Reputation: 381
I have a dataframe where I have transformed all NaN to 0 for a specific reason. In doing another calculation on the df, my group by is picking up a 0 and making it a value to perform the counts on. Any idea how to get python and pandas to exclude the 0 value? In this case the 0 represents a single row in the data. Is there a way to exclude all 0's from the groupby?

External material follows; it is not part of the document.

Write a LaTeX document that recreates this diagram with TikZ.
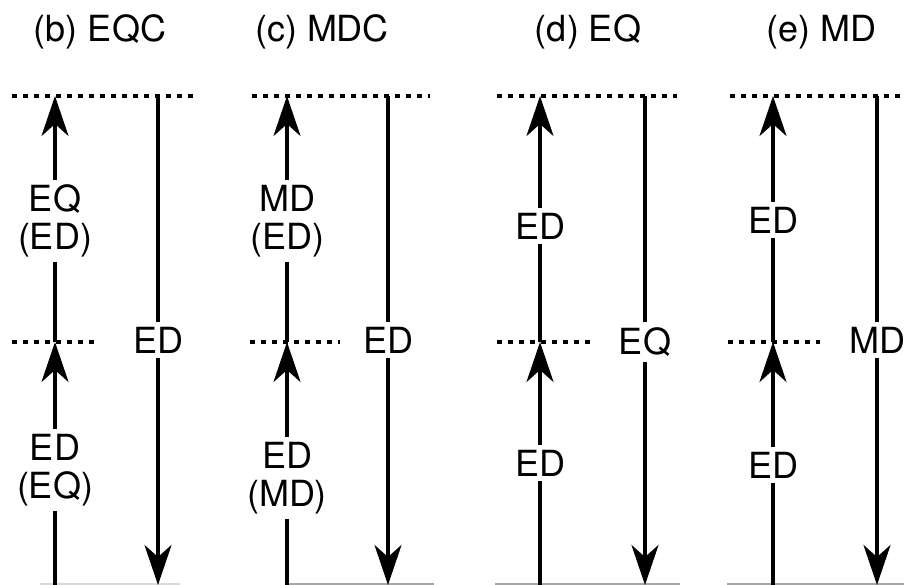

My groupby looks like this
+----------------+----------------+-------------+
| Team | Method | Count |
+----------------+----------------+-------------+
| Team 1 | Automated | 1 |
| Team 1 | Manual | 14 |
| Team 2 | Automated | 5 |
| Team 2 | Hybrid | 1 |
| Team 2 | Manual | 25 |
| Team 4 | 0 | 1 |
| Team 4 | Automated | 1 |
| Team 4 | Hybrid | 13 |
+----------------+----------------+-------------+
My code looks like this (after importing excel file)
df = df1.filnna(0)
a = df[['Team', 'Method']]
b = a.groupby(['Team', 'Method']).agg({'Method' : 'count'}
Upvotes: 5
Views: 11554
Reputation: 393923
I'd filter the df prior to grouping:
In [8]:
a = df.loc[df['Method'] !=0, ['Team', 'Method']]
b = a.groupby(['Team', 'Method']).agg({'Method' : 'count'})
b
Out[8]:
Method
Team Method
1 Automated 1
Manual 1
2 Automated 1
Hybrid 1
Manual 1
4 Automated 1
Hybrid 1
Here we only select rows where method is not equal to 0
compare against without filtering:
In [9]:
a = df[['Team', 'Method']]
b = a.groupby(['Team', 'Method']).agg({'Method' : 'count'})
b
Out[9]:
Method
Team Method
1 Automated 1
Manual 1
2 Automated 1
Hybrid 1
Manual 1
4 0 1
Automated 1
Hybrid 1
Upvotes: 4
Reputation: 76426
You need the filter
.
The
filter
method returns a subset of the original object. Suppose we want to take only elements that belong to groups with a group sum greater than 2.
Example:
In [94]: sf = pd.Series([1, 1, 2, 3, 3, 3])
In [95]: sf.groupby(sf).filter(lambda x: x.sum() > 2) Out[95]: 3 3 4 3 5 3 dtype: int64
Upvotes: 0